Keep our own lives balanced.
Only then can we help our teens balance their lives. Help them to see the value of maintaining a balance between the mental, physical, spiritual and social aspects of our lives.
Get to know the teachers at the beginning of the year
and keep in touch with them. Teachers work better with parents who encourage and are interested, and want to work with them.
Let the teachers know your tricks for motivating your child. For example, kids often respond better if you speak their love language: Are words of encouragement their best aid to learning? Do they prefer spending quality time with others in order to get their work done or might they benefit by time alone in the library? Does physical touch such as big bear hugs or rigorous activity help them? Do they learn through doing things for others or really appreciate others doing things for them? Do they respond to rewards and gifts as simple as stickers? (Don’t ask me how I know this!)

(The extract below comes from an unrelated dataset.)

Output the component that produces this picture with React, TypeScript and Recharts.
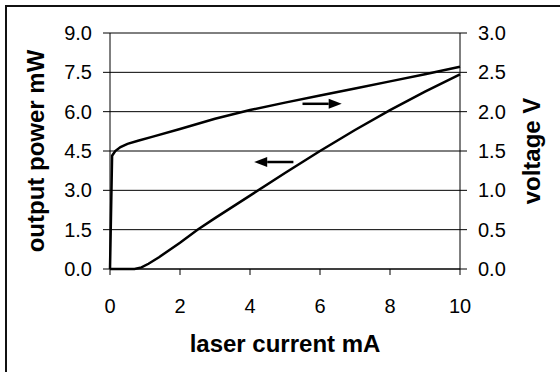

Make handing in assignments and essays worthwhile in the student’s eyes—for example: ‘Once you’ve finished that assignment, why don’t we go to that movie you wanted to see’.
Give them the opportunity to see where a good score might take them. Encourage them to speak to other adults in different occupations and explore opportunities for work experience. University open days can also be inspirational for students who are struggling to see the point of studying. They demonstrate careers that our kids (and we) may never have dreamed of.

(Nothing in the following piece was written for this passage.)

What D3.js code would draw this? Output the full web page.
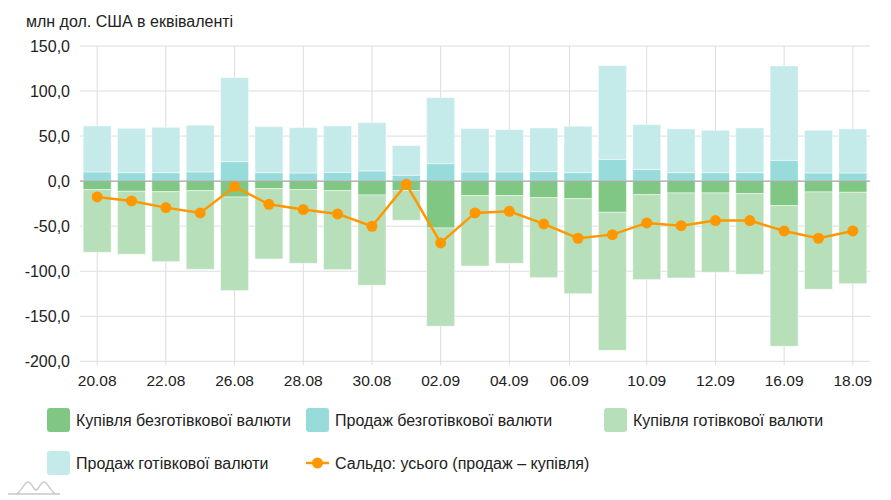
<!DOCTYPE html>
<html><head><meta charset="utf-8">
<script src="https://cdn.jsdelivr.net/npm/d3@7/dist/d3.min.js"></script>
<style>
html,body{margin:0;padding:0;background:#fff;}
svg{display:block;font-family:"Liberation Sans",Arial,sans-serif;}
</style></head>
<body>
<svg id="chart" width="891" height="500"></svg>
<script>
// ---- data ----
const dates = ["20.08","21.08","22.08","23.08","26.08","27.08","28.08","29.08","30.08","31.08","02.09","03.09","04.09","05.09","06.09","09.09","10.09","11.09","12.09","13.09","16.09","17.09","18.09"];
const saleNonCash = [10.2,9.4,9.4,10.2,21.6,9.4,9.1,9.8,11.3,6.5,19.4,10.2,10.2,10.5,9.4,24.2,12.8,9.4,9.4,9.4,23.1,9.1,9.1];
const saleCash    = [51.0,49.2,50.3,51.8,93.3,51.1,50.3,51.4,53.6,32.9,73.3,48.1,47.0,48.5,51.5,104.0,49.9,48.5,47.0,49.6,104.7,47.3,48.8];
const buyNonCash  = [-9.4,-11.3,-11.7,-10.5,-17.6,-8.3,-9.4,-10.5,-15.4,-10.5,-52.0,-16.1,-16.1,-18.3,-19.4,-34.6,-15.0,-13.1,-13.1,-13.9,-27.2,-12.0,-12.4];
const buyCash     = [-69.6,-69.9,-77.6,-87.4,-103.9,-78.1,-81.8,-87.7,-100.2,-33.0,-109.1,-78.1,-75.1,-88.8,-105.5,-153.2,-94.3,-94.4,-88.1,-89.5,-156.1,-108.0,-101.4];
const balance     = [-17.6,-22.0,-29.4,-35.3,-6.1,-25.7,-31.6,-36.4,-50.1,-3.5,-68.6,-35.3,-33.5,-47.5,-63.4,-59.4,-46.4,-49.4,-43.8,-43.8,-55.3,-63.4,-55.3];
const tickLabels  = ["20.08","22.08","26.08","28.08","30.08","02.09","04.09","06.09","10.09","12.09","16.09","18.09"];
const tickIndex   = [0,2,4,6,8,10,12,13.75,16,18,20,22];
const yTicks      = [150,100,50,0,-50,-100,-150,-200];
const seriesNames = ["Купівля безготівкової валюти","Продаж безготівкової валюти","Купівля готівкової валюти","Продаж готівкової валюти","Сальдо: усього (продаж – купівля)"];
const colors      = ["#81c784","#97dbdb","#b7e0ba","#c4eaea","#ff9800"];
const unitLabel   = "млн дол. США в еквіваленті";

// ---- layout ----
const svg = d3.select("#chart");
const pLeft = 80, pRight = 870, pTop = 46, pBottom = 361.3;
const x = d3.scaleLinear().domain([-0.5, dates.length - 0.5]).range([pLeft, pRight]);
const y = d3.scaleLinear().domain([-200, 150]).range([pBottom, pTop]);
const barW = 28;
const fmt = v => v.toFixed(1).replace(".", ",");

// grid
const g = svg.append("g");
g.selectAll("line.hg").data(yTicks).join("line")
  .attr("x1", pLeft).attr("x2", pRight)
  .attr("y1", d => y(d)).attr("y2", d => y(d))
  .attr("stroke", "#dddddd").attr("stroke-width", 1);
g.selectAll("line.vg").data(tickIndex).join("line")
  .attr("x1", d => x(d)).attr("x2", d => x(d))
  .attr("y1", pTop).attr("y2", pBottom + 4)
  .attr("stroke", "#dddddd").attr("stroke-width", 1);

// y labels
svg.append("g").selectAll("text").data(yTicks).join("text")
  .attr("x", 70).attr("y", d => y(d)).attr("dy", "0.35em")
  .attr("text-anchor", "end").attr("font-size", 16).attr("fill", "#222")
  .text(fmt);

// x labels
svg.append("g").selectAll("text").data(tickIndex).join("text")
  .attr("x", d => x(d)).attr("y", 381).attr("dy", "0.35em")
  .attr("text-anchor", "middle").attr("font-size", 15.5).attr("fill", "#222")
  .text((d, i) => tickLabels[i]);

// unit label
svg.append("text").attr("x", 26).attr("y", 27).attr("font-size", 16).attr("fill", "#222").text(unitLabel);

// stacked bars
const rows = dates.map((d, i) => ({i, sn: saleNonCash[i], sc: saleCash[i], bn: buyNonCash[i], bc: buyCash[i]}));
const segs = [];
rows.forEach(r => {
  segs.push({i: r.i, y0: 0, y1: r.sn, c: colors[1]});
  segs.push({i: r.i, y0: r.sn, y1: r.sn + r.sc, c: colors[3]});
  segs.push({i: r.i, y0: 0, y1: r.bn, c: colors[0]});
  segs.push({i: r.i, y0: r.bn, y1: r.bn + r.bc, c: colors[2]});
});
svg.append("g").selectAll("rect").data(segs).join("rect")
  .attr("x", d => x(d.i) - barW / 2).attr("width", barW)
  .attr("y", d => Math.min(y(d.y0), y(d.y1)))
  .attr("height", d => Math.abs(y(d.y0) - y(d.y1)))
  .attr("fill", d => d.c)
  .attr("stroke", "#ffffff").attr("stroke-opacity", 0.45).attr("stroke-width", 1);

// zero line
svg.append("line").attr("x1", pLeft).attr("x2", pRight).attr("y1", y(0)).attr("y2", y(0))
  .attr("stroke", "#999").attr("stroke-width", 1);

// balance line
const line = d3.line().x((d, i) => x(i)).y(d => y(d));
svg.append("path").datum(balance).attr("d", line)
  .attr("fill", "none").attr("stroke", colors[4]).attr("stroke-width", 2.5);
svg.append("g").selectAll("circle").data(balance).join("circle")
  .attr("cx", (d, i) => x(i)).attr("cy", d => y(d)).attr("r", 5.5)
  .attr("fill", colors[4]);

// legend
const legendItems = [
  {name: seriesNames[0], c: colors[0], lx: 47, ly: 408, type: "rect"},
  {name: seriesNames[1], c: colors[1], lx: 306, ly: 408, type: "rect"},
  {name: seriesNames[2], c: colors[2], lx: 604, ly: 408, type: "rect"},
  {name: seriesNames[3], c: colors[3], lx: 47, ly: 451, type: "rect"},
  {name: seriesNames[4], c: colors[4], lx: 306, ly: 451, type: "line"}
];
const lg = svg.append("g").selectAll("g").data(legendItems).join("g")
  .attr("transform", d => `translate(${d.lx},${d.ly})`);
lg.filter(d => d.type === "rect").append("rect")
  .attr("width", 23).attr("height", 24).attr("rx", 3).attr("fill", d => d.c);
lg.filter(d => d.type === "line").append("line")
  .attr("x1", 0).attr("x2", 23).attr("y1", 12).attr("y2", 12)
  .attr("stroke", d => d.c).attr("stroke-width", 2.5);
lg.filter(d => d.type === "line").append("circle")
  .attr("cx", 11.5).attr("cy", 12).attr("r", 5.5).attr("fill", d => d.c);
lg.append("text").attr("x", 29).attr("y", 12).attr("dy", "0.35em")
  .attr("font-size", 16).attr("fill", "#222").text(d => d.name);

// small logo mark
svg.append("path")
  .attr("d", "M8,494 L60,494 M16,494 C22,492 24,482 28,482 C32,482 33,490 36,490 C39,490 40,482 44,482 C48,482 50,492 56,494")
  .attr("fill", "none").attr("stroke", "#c8c8c8").attr("stroke-width", 1.3);
</script>
</body></html>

Let your young person know you’re interested.
Know their schedule. Get them to post their weekly school schedules and assignment due-dates on a family calendar, or print out a copy of their diary – so that you don’t plan a camping trip the day before an assignment is due. (Don’t ask me how I know this one, either).
Remember that you are the adult
You might need to monitor their time management. Plan rest days or weekends in which nothing is happening. Practise a weekly ‘Sabbath’ with them – that means to consciously have a day of rest – with no homework and a complete break from school-life.
Encourage part-time jobs, but not too much!
Part-time jobs help them to see the bigger picture, learn responsibility and accountability. The teachers at our local school have learnt that those who do well work part-time jobs six hours a week or less.
Be on the same page.
If your child wants to achieve, watch for ways to help.
If your child is hoping just to finish, encourage them to hand in all their assignments.
If your child has no intention of studying, it’s no use nagging—although it may help to give them a reality check if you encourage them to get a job and let them manage their own finances. That way they can find out how tough it is to pay for things on a low wage.
Some things you might try: Keep them supplied with healthy snacks and a walking partner. Sit with them while they study and help underline passages, or copy out charts that they need to learn by rote and post them all over the house (especially in the loo). Be a sounding-board – but remember that any expression of frustration is not a personal attack.
In our home, Year 12’s were exempt from doing the dishes. That was a small way that the rest of the family could let the Year 12 know that we supported them.
Be aware of different learning styles.
Recognise your student’s need for suitable study conditions. Some people need bright light and open areas in order to study, while others need dim light. Some need to have noise around them. One of our children found it useful to go babysitting for friends so that she could study there undisturbed. Mozart has been known to enhance concentration. Other music could be left for relaxation time.
Life may be tough during Year 12. The less pressure we apply and the more available we are as parents, the better it will be for the students in our lives. By encouraging our students to keep at it, balancing school life with a healthy lifestyle and maintaining friendships, and not too much computer/screen time, we can create positive memories of Year 12—hopefully for the whole family.